## TASK GOAL
Exactly as written, write out the lines below from the first to the one containing "(cap1) at (122,287)", inclusive. Pictures do not belong in the copy.

## STORED DATA
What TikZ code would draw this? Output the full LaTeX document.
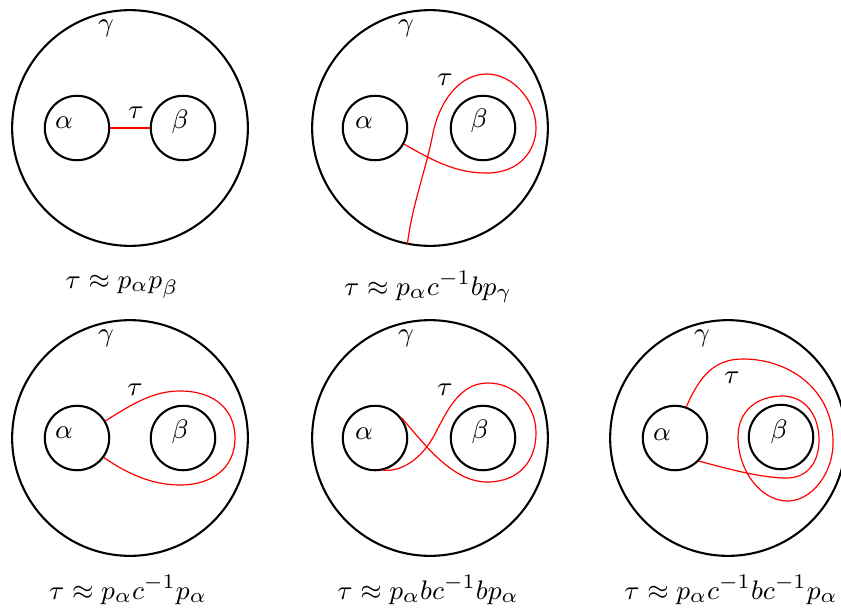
\documentclass[tikz,border=0pt]{standalone}
\usetikzlibrary{positioning}

\begin{document}
\begin{tikzpicture}[x=0.0118cm, y=-0.0118cm,
  every node/.style={font=\fontsize{9.4pt}{11pt}\selectfont},
  outer/.style={draw, circle, line width=0.7pt, inner sep=0pt, minimum size=2.78cm},
  hole/.style={draw, circle, line width=0.7pt, inner sep=0pt, minimum size=0.76cm},
  tauline/.style={red}]
\useasboundingbox (0,0) rectangle (841,607);

% top row
\node (g1) [outer] at (130,128) {};
\node (a1) [hole] at (77,128) {};
\node (b1) [hole] at (183,128) {};
\node (lg1) at (106,28) {$\gamma$};
\node (la1) at (64,123) {$\alpha$};
\node (lb1) at (180,122) {$\beta$};
\node (lt1) at (136,113) {$\tau$};
\draw[tauline] (a1) -- (b1);
\node (cap1) at (122,287) {$\tau\approx p_\alpha p_\beta$};

\node (g2) [outer] at (430,128) {};
\node (a2) [hole] at (375,128) {};
\node (b2) [hole] at (483,128) {};
\node (lg2) at (406,28) {$\gamma$};
\node (la2) at (364,123) {$\alpha$};
\node (lb2) at (479,121) {$\beta$};
\node (lt2) at (445,80) {$\tau$};
\draw[tauline] (a2.-29) .. controls (440,165) and (460,173) .. (487,173)
  .. controls (520,173) and (536,150) .. (536,128)
  .. controls (536,100) and (512,74) .. (487,74)
  .. controls (460,74) and (440,100) .. (433,133)
  .. controls (426,170) and (412,205) .. (g2.-101);
\node (cap2) at (428,287) {$\tau\approx p_\alpha c^{-1}bp_\gamma$};

% bottom row
\node (g3) [outer] at (130,438) {};
\node (a3) [hole] at (77,438) {};
\node (b3) [hole] at (183,438) {};
\node (lg3) at (106,338) {$\gamma$};
\node (la3) at (64,433) {$\alpha$};
\node (lb3) at (180,432) {$\beta$};
\node (lt3) at (135,390) {$\tau$};
\draw[tauline] (a3.31) .. controls (135,402) and (155,391) .. (180,391)
  .. controls (215,391) and (235,410) .. (235,438)
  .. controls (235,468) and (212,485) .. (180,485)
  .. controls (150,485) and (125,472) .. (a3.-36);
\node (cap3) at (128,590) {$\tau\approx p_\alpha c^{-1}p_\alpha$};

\node (g4) [outer] at (430,438) {};
\node (a4) [hole] at (375,438) {};
\node (b4) [hole] at (483,438) {};
\node (lg4) at (406,338) {$\gamma$};
\node (la4) at (364,434) {$\alpha$};
\node (lb4) at (480,432) {$\beta$};
\node (lt4) at (445,390) {$\tau$};
\draw[tauline] (a4.38) .. controls (420,438) and (450,482) .. (487,482)
  .. controls (520,482) and (536,460) .. (536,433)
  .. controls (536,405) and (515,383) .. (488,383)
  .. controls (462,383) and (450,405) .. (437,430)
  .. controls (425,455) and (405,472) .. (a4.-76);
\node (cap4) at (428,590) {$\tau\approx p_\alpha bc^{-1}bp_\alpha$};

\node (g5) [outer] at (728,438) {};
\node (a5) [hole] at (675,438) {};
\node (b5) [hole] at (781,437) {};
\node (lg5) at (702,338) {$\gamma$};
\node (la5) at (662,435) {$\alpha$};
\node (lb5) at (779,432) {$\beta$};
\node (lt5) at (732,378) {$\tau$};
\draw[tauline] (a5.70) .. controls (700,375) and (715,359) .. (743,359)
  .. controls (790,359) and (832,390) .. (833,440)
  .. controls (834,475) and (810,501) .. (788,501)
  .. controls (760,501) and (738,470) .. (738,437)
  .. controls (738,410) and (758,396) .. (782,396)
  .. controls (805,396) and (819,415) .. (819,440)
  .. controls (819,465) and (805,478) .. (787,478)
  .. controls (760,478) and (725,468) .. (a5.-44);
\node (cap5) at (731,590) {$\tau\approx p_\alpha c^{-1}bc^{-1}p_\alpha$};
\end{tikzpicture}
\end{document}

## FINAL RESULT
What TikZ code would draw this? Output the full LaTeX document.
\documentclass[tikz,border=0pt]{standalone}
\usetikzlibrary{positioning}

\begin{document}
\begin{tikzpicture}[x=0.0118cm, y=-0.0118cm,
  every node/.style={font=\fontsize{9.4pt}{11pt}\selectfont},
  outer/.style={draw, circle, line width=0.7pt, inner sep=0pt, minimum size=2.78cm},
  hole/.style={draw, circle, line width=0.7pt, inner sep=0pt, minimum size=0.76cm},
  tauline/.style={red}]
\useasboundingbox (0,0) rectangle (841,607);

% top row
\node (g1) [outer] at (130,128) {};
\node (a1) [hole] at (77,128) {};
\node (b1) [hole] at (183,128) {};
\node (lg1) at (106,28) {$\gamma$};
\node (la1) at (64,123) {$\alpha$};
\node (lb1) at (180,122) {$\beta$};
\node (lt1) at (136,113) {$\tau$};
\draw[tauline] (a1) -- (b1);
\node (cap1) at (122,287) {$\tau\approx p_\alpha p_\beta$};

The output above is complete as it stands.